Restricted to a few half-decent domestic cup runs. Have certainly never challenged for the league title in the Premier League era, while their occasional forays on the continent have generally been disappointing having never taken them beyond the last 16.

The closest they’ve come is the 2009 FA Cup final, when Louis Saha gave them a 1-0 lead after just 25 seconds only for Chelsea to hit back and win 2-1 thanks to goals from, predictably, Didier Drogba and Frank Lampard.

They reached the semi-finals again three years later, and made the last four of both domestic cups in 2016.

But they’ve gone no further than the quarter-finals in anything since.
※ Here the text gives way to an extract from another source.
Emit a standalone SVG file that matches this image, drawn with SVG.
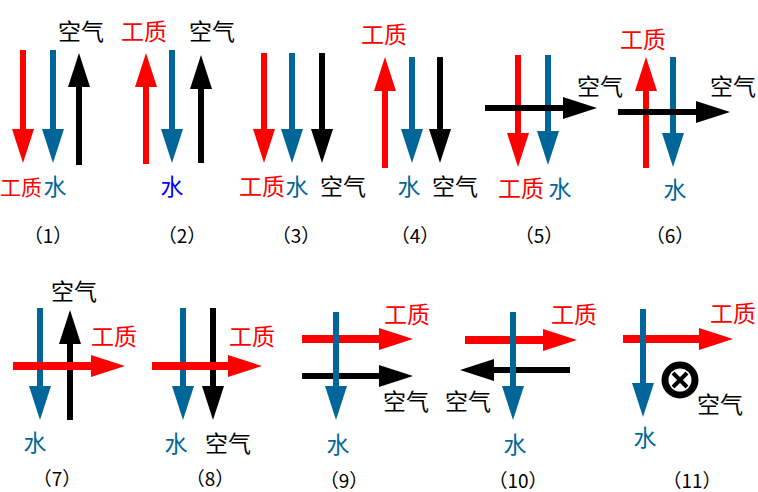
<svg xmlns="http://www.w3.org/2000/svg" width="758" height="492" viewBox="0 0 758 492">
  <style>
    text { font-family: "Noto Sans CJK SC", "Noto Sans", sans-serif; font-size: 23px; text-anchor: middle; }
    .num { font-size: 19px; fill: #000; }
    .r { fill: #ff0000; }
    .b { fill: #006699; }
    .bb { fill: #0000ff; }
    .k { fill: #000; }
    line { fill: none; }
    .lr { stroke: #ff0000; stroke-width: 6; marker-end: url(#hr); }
    .lb { stroke: #006699; stroke-width: 6; marker-end: url(#hb); }
    .lk { stroke: #000; stroke-width: 6; marker-end: url(#hk); }
    .thick { stroke-width: 8; }
  </style>
  <defs>
    <marker id="hr" markerUnits="userSpaceOnUse" markerWidth="34" markerHeight="22" refX="20" refY="11" orient="auto" overflow="visible">
      <path d="M0,0 L34,11 L0,22 z" fill="#ff0000"/>
    </marker>
    <marker id="hb" markerUnits="userSpaceOnUse" markerWidth="34" markerHeight="22" refX="20" refY="11" orient="auto" overflow="visible">
      <path d="M0,0 L34,11 L0,22 z" fill="#006699"/>
    </marker>
    <marker id="hk" markerUnits="userSpaceOnUse" markerWidth="34" markerHeight="22" refX="20" refY="11" orient="auto" overflow="visible">
      <path d="M0,0 L34,11 L0,22 z" fill="#000"/>
    </marker>
  </defs>
  <rect width="758" height="492" fill="#fff"/>

  <!-- flow arrows, grouped by panel; tips sit 14px beyond each line end -->
  <g id="connectors">
    <!-- (1) -->
    <line class="lr" x1="23" y1="50" x2="23" y2="149"/>
    <line class="lb" x1="53" y1="50" x2="53" y2="149"/>
    <line class="lk" x1="79" y1="165" x2="79" y2="67"/>
    <!-- (2) -->
    <line class="lr" x1="146" y1="164" x2="146" y2="67"/>
    <line class="lb" x1="172" y1="50" x2="172" y2="149"/>
    <line class="lk" x1="201" y1="163" x2="201" y2="69"/>
    <!-- (3) -->
    <line class="lr" x1="264" y1="53" x2="264" y2="149"/>
    <line class="lb" x1="292" y1="53" x2="292" y2="149"/>
    <line class="lk" x1="322" y1="53" x2="322" y2="149"/>
    <!-- (4) -->
    <line class="lr" x1="385" y1="168" x2="385" y2="71"/>
    <line class="lb" x1="412" y1="57" x2="412" y2="149"/>
    <line class="lk" x1="440" y1="57" x2="440" y2="149"/>
    <!-- (5) -->
    <line class="lr" x1="518" y1="55" x2="518" y2="153"/>
    <line class="lb" x1="548" y1="55" x2="548" y2="151"/>
    <line class="lk" x1="485" y1="108" x2="583" y2="108"/>
    <!-- (6) -->
    <line class="lr" x1="646" y1="168" x2="646" y2="71"/>
    <line class="lb" x1="673" y1="57" x2="673" y2="153"/>
    <line class="lk" x1="618" y1="112" x2="716" y2="112"/>
    <!-- (7) -->
    <line class="lb" x1="40" y1="308" x2="40" y2="406"/>
    <line class="lk" x1="70" y1="420" x2="70" y2="324"/>
    <line class="lr thick" x1="13" y1="366" x2="111" y2="366"/>
    <!-- (8) -->
    <line class="lb" x1="183" y1="308" x2="183" y2="406"/>
    <line class="lk" x1="213" y1="308" x2="213" y2="406"/>
    <line class="lr thick" x1="152" y1="366" x2="248" y2="366"/>
    <!-- (9) -->
    <line class="lr thick" x1="302" y1="339" x2="399" y2="339"/>
    <line class="lk" x1="302" y1="376" x2="399" y2="376"/>
    <line class="lb" x1="336" y1="312" x2="336" y2="406"/>
    <!-- (10) -->
    <line class="lr thick" x1="465" y1="340" x2="563" y2="340"/>
    <line class="lk" x1="570" y1="370" x2="474" y2="370"/>
    <line class="lb" x1="513" y1="312" x2="513" y2="406"/>
    <!-- (11) -->
    <line class="lr thick" x1="623" y1="339" x2="719" y2="339"/>
    <line class="lb" x1="643" y1="309" x2="643" y2="403"/>
  </g>

  <!-- air flowing into the page -->
  <g id="air-into-page">
    <circle cx="680" cy="380" r="15" fill="#fff" stroke="#000" stroke-width="7"/>
    <path d="M673,373 L687,387 M687,373 L673,387" stroke="#000" stroke-width="4"/>
  </g>

  <g id="panel-1">
    <text class="k" x="81" y="40">空气</text>
    <text class="r" x="21" y="195" style="font-size:21px">工质</text>
    <text class="b" x="55" y="195">水</text>
    <text class="num" x="48" y="243">（1）</text>
  </g>
  <g id="panel-2">
    <text class="r" x="144" y="40">工质</text>
    <text class="k" x="212" y="40">空气</text>
    <text class="bb" x="172" y="195">水</text>
    <text class="num" x="182" y="243">（2）</text>
  </g>
  <g id="panel-3">
    <text class="r" x="262" y="195">工质</text>
    <text class="b" x="297" y="195">水</text>
    <text class="k" x="343" y="195">空气</text>
    <text class="num" x="296" y="243">（3）</text>
  </g>
  <g id="panel-4">
    <text class="r" x="384" y="43">工质</text>
    <text class="b" x="409" y="195">水</text>
    <text class="k" x="455" y="195">空气</text>
    <text class="num" x="415" y="243">（4）</text>
  </g>
  <g id="panel-5">
    <text class="k" x="600" y="95">空气</text>
    <text class="r" x="521" y="197">工质</text>
    <text class="b" x="560" y="197">水</text>
    <text class="num" x="539" y="243">（5）</text>
  </g>
  <g id="panel-6">
    <text class="r" x="643" y="48">工质</text>
    <text class="k" x="733" y="95">空气</text>
    <text class="b" x="675" y="198">水</text>
    <text class="num" x="670" y="243">（6）</text>
  </g>
  <g id="panel-7">
    <text class="k" x="74" y="300">空气</text>
    <text class="r" x="114" y="345">工质</text>
    <text class="b" x="35" y="451">水</text>
    <text class="num" x="57" y="486">（7）</text>
  </g>
  <g id="panel-8">
    <text class="r" x="252" y="345">工质</text>
    <text class="b" x="176" y="452">水</text>
    <text class="k" x="228" y="452">空气</text>
    <text class="num" x="210" y="486">（8）</text>
  </g>
  <g id="panel-9">
    <text class="r" x="407" y="323">工质</text>
    <text class="k" x="406" y="410">空气</text>
    <text class="b" x="338" y="453">水</text>
    <text class="num" x="344" y="488">（9）</text>
  </g>
  <g id="panel-10">
    <text class="r" x="574" y="323">工质</text>
    <text class="k" x="468" y="410">空气</text>
    <text class="b" x="515" y="453">水</text>
    <text class="num" x="518" y="488">（10）</text>
  </g>
  <g id="panel-11">
    <text class="r" x="733" y="322">工质</text>
    <text class="k" x="720" y="413">空气</text>
    <text class="b" x="645" y="446">水</text>
    <text class="num" x="692" y="488">（11）</text>
  </g>
</svg>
Are now famously the only current team in the top four divisions of English football to have spent the entire 21st century with absolutely no tangible moment of success to celebrate. No trophy of any description, no promotion (obviously), no anything. Qualifying for the Champions League that one time and then not even making it to the group stage really is their lot, although they could of course win the coveted ‘We Relegated Tottenham’ trophy this weekend. Not to be sniffed at.

Could it end next season?

There is a convoluted back-door route into Europe available to them this weekend, but it’s vanishingly unlikely. Which is also a fair summation of trophy hopes for a club that has simply forgotten what that looks, sounds or feels like.